- PROBLEM: Everything from the first line down to the line containing "type Pt = [number, number];" is to be retyped exactly, both ends included, with pictures left out.

- DATA PROVIDED:
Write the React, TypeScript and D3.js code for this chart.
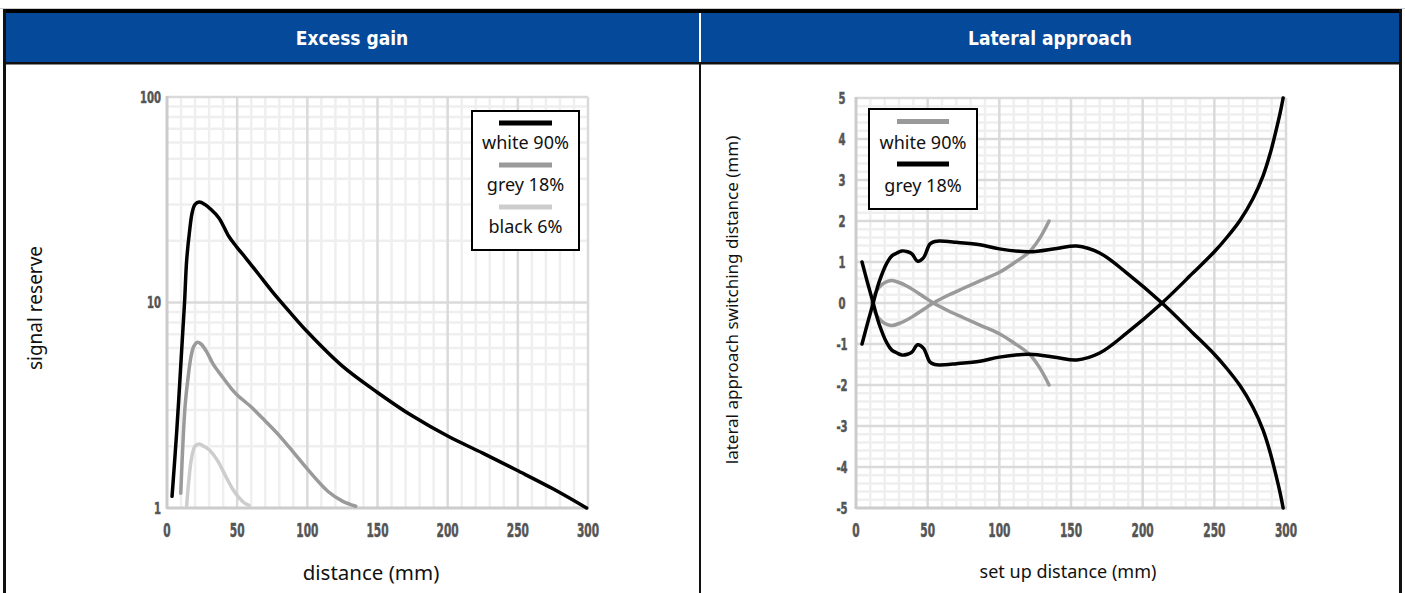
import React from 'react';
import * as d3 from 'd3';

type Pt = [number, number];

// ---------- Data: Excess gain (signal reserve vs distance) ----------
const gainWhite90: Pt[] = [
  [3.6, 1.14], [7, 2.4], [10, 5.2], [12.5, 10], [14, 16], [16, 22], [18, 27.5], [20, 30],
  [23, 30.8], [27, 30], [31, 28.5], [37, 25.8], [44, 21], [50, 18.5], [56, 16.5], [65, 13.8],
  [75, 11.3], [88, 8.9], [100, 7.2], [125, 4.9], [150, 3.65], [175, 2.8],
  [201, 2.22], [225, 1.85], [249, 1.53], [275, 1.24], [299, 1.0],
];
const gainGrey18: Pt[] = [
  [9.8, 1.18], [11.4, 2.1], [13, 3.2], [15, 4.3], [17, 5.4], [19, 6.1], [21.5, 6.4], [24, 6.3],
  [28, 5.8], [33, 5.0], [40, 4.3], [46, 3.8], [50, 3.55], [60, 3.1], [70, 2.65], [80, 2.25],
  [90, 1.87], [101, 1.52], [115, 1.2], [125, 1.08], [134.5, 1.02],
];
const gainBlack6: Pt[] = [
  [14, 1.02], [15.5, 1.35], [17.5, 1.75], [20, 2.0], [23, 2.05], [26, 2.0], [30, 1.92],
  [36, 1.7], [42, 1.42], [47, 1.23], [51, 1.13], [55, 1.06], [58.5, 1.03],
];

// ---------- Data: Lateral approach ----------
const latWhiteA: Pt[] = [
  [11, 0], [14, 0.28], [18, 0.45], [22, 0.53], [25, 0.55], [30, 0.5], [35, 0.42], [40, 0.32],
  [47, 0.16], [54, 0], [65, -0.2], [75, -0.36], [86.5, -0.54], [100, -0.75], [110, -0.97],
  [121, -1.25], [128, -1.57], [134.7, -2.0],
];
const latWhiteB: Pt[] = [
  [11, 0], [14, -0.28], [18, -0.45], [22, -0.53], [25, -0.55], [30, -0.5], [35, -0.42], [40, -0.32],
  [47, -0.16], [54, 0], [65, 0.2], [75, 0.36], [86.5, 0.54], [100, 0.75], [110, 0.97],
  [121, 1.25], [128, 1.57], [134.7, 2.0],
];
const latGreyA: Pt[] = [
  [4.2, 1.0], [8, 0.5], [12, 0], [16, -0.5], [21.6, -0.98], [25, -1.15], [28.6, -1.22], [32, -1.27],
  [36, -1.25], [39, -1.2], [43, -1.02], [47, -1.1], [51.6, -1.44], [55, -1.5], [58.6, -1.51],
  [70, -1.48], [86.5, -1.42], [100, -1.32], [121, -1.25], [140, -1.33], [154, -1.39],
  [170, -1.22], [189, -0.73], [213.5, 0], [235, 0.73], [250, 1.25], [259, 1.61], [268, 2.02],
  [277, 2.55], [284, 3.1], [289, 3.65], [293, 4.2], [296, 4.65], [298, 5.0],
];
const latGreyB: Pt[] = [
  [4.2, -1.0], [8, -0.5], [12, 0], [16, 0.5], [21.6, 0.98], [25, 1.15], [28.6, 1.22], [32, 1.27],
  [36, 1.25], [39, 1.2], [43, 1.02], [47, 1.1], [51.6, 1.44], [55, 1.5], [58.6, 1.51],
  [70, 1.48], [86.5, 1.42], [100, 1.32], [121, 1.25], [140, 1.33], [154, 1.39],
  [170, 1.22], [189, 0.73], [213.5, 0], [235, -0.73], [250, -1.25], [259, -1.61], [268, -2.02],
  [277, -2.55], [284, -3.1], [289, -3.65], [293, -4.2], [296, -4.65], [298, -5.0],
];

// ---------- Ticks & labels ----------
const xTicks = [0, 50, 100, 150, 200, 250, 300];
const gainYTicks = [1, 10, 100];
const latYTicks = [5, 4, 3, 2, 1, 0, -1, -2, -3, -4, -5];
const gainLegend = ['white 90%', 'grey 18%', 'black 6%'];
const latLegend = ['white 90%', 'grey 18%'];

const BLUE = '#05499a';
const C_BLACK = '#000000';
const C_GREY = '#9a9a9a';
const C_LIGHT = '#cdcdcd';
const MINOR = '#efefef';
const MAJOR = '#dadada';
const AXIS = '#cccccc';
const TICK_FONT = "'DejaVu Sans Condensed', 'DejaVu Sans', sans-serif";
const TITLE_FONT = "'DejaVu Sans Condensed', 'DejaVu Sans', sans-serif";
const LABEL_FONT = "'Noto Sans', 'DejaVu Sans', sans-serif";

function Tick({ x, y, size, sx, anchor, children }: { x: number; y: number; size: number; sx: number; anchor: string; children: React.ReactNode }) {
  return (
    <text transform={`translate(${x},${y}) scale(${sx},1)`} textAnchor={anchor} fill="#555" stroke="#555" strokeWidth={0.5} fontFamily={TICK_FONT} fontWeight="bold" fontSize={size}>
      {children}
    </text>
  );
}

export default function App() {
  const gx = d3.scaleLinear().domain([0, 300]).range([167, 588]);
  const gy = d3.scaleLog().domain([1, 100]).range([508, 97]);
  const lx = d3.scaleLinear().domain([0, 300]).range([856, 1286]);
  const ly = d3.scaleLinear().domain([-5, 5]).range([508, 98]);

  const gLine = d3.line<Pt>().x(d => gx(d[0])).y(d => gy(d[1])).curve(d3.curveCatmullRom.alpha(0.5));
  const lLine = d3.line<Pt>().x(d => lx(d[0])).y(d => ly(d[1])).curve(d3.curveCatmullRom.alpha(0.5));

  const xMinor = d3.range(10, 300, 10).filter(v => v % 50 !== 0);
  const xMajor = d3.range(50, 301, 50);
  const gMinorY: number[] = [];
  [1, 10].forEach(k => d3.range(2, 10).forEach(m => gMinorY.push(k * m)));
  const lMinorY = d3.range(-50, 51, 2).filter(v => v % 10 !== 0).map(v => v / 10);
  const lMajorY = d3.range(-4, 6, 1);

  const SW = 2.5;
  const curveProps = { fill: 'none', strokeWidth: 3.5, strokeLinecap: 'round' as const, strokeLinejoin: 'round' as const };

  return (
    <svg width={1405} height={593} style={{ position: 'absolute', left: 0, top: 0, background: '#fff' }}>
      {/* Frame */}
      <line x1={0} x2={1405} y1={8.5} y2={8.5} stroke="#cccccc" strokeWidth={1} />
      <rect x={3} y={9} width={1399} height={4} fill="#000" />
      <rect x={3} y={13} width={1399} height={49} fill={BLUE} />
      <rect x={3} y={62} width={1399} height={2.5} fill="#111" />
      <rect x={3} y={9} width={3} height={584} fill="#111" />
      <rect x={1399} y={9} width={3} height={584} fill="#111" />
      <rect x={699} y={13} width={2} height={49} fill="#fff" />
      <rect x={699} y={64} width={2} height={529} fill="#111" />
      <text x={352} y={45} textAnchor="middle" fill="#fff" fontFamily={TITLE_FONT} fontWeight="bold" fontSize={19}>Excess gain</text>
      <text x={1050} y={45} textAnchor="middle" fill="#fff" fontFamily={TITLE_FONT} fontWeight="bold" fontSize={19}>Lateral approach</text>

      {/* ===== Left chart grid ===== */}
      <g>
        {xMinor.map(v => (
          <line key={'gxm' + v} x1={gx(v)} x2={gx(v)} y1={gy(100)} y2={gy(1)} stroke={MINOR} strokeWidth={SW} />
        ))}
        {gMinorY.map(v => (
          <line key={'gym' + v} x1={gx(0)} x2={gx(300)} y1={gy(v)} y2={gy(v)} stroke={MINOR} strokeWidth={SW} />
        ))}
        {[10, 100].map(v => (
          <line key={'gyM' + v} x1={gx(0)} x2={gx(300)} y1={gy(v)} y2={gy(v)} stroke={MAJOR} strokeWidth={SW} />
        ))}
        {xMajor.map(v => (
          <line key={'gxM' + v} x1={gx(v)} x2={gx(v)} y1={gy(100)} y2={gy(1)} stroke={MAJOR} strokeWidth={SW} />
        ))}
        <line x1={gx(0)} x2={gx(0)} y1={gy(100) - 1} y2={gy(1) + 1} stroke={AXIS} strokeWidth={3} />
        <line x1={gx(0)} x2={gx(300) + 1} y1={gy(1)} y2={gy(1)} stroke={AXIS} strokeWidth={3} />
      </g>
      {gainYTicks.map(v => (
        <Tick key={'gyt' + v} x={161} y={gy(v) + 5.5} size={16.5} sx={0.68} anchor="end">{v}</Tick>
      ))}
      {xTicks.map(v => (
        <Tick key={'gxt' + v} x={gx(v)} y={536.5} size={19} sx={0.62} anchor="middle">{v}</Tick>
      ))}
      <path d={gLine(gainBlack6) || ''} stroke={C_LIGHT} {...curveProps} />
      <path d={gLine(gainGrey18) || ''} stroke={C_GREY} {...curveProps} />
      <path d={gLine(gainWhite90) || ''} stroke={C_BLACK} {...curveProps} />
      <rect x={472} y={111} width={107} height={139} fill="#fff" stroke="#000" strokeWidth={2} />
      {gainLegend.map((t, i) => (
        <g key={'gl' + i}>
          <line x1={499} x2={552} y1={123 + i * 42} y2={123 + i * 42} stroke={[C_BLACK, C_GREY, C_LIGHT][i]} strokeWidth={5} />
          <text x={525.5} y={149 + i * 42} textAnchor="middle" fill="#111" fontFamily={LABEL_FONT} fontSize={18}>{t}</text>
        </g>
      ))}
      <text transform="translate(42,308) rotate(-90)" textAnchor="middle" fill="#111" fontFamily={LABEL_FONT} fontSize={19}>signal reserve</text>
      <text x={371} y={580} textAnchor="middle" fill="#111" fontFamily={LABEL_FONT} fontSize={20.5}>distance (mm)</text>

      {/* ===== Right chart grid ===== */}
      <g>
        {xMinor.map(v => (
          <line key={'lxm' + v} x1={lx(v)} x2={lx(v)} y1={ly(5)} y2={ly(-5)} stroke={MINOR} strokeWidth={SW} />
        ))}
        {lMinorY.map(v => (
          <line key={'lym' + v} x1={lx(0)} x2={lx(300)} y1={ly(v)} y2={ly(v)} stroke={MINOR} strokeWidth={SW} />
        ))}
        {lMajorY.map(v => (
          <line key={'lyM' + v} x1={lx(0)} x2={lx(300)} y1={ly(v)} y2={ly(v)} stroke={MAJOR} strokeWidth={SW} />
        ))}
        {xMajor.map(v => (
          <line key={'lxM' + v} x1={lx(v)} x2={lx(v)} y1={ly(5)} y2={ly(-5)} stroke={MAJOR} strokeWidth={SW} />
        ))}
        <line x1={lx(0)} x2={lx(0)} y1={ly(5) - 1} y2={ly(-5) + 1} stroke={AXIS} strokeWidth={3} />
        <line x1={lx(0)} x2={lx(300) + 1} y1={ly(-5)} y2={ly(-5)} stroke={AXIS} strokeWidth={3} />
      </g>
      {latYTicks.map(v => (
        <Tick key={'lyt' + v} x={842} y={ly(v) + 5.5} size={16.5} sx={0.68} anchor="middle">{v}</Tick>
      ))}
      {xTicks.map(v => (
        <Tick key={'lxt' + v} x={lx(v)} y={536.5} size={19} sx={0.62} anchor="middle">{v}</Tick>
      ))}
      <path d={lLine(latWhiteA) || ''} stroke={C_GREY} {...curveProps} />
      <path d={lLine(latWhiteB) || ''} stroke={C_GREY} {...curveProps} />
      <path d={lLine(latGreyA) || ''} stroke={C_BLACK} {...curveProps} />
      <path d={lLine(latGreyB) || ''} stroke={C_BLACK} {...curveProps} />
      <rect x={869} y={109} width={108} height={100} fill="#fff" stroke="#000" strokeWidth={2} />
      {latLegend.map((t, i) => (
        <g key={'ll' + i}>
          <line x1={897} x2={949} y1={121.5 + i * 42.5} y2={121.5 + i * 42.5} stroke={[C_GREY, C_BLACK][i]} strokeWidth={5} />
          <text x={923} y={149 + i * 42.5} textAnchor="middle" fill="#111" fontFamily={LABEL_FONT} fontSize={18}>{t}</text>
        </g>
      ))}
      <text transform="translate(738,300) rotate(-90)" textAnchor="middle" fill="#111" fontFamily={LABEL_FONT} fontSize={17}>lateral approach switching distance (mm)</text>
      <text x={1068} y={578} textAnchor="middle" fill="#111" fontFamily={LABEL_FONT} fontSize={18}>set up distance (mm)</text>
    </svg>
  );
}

- IN RESPONSE:
Write the React, TypeScript and D3.js code for this chart.
import React from 'react';
import * as d3 from 'd3';

type Pt = [number, number];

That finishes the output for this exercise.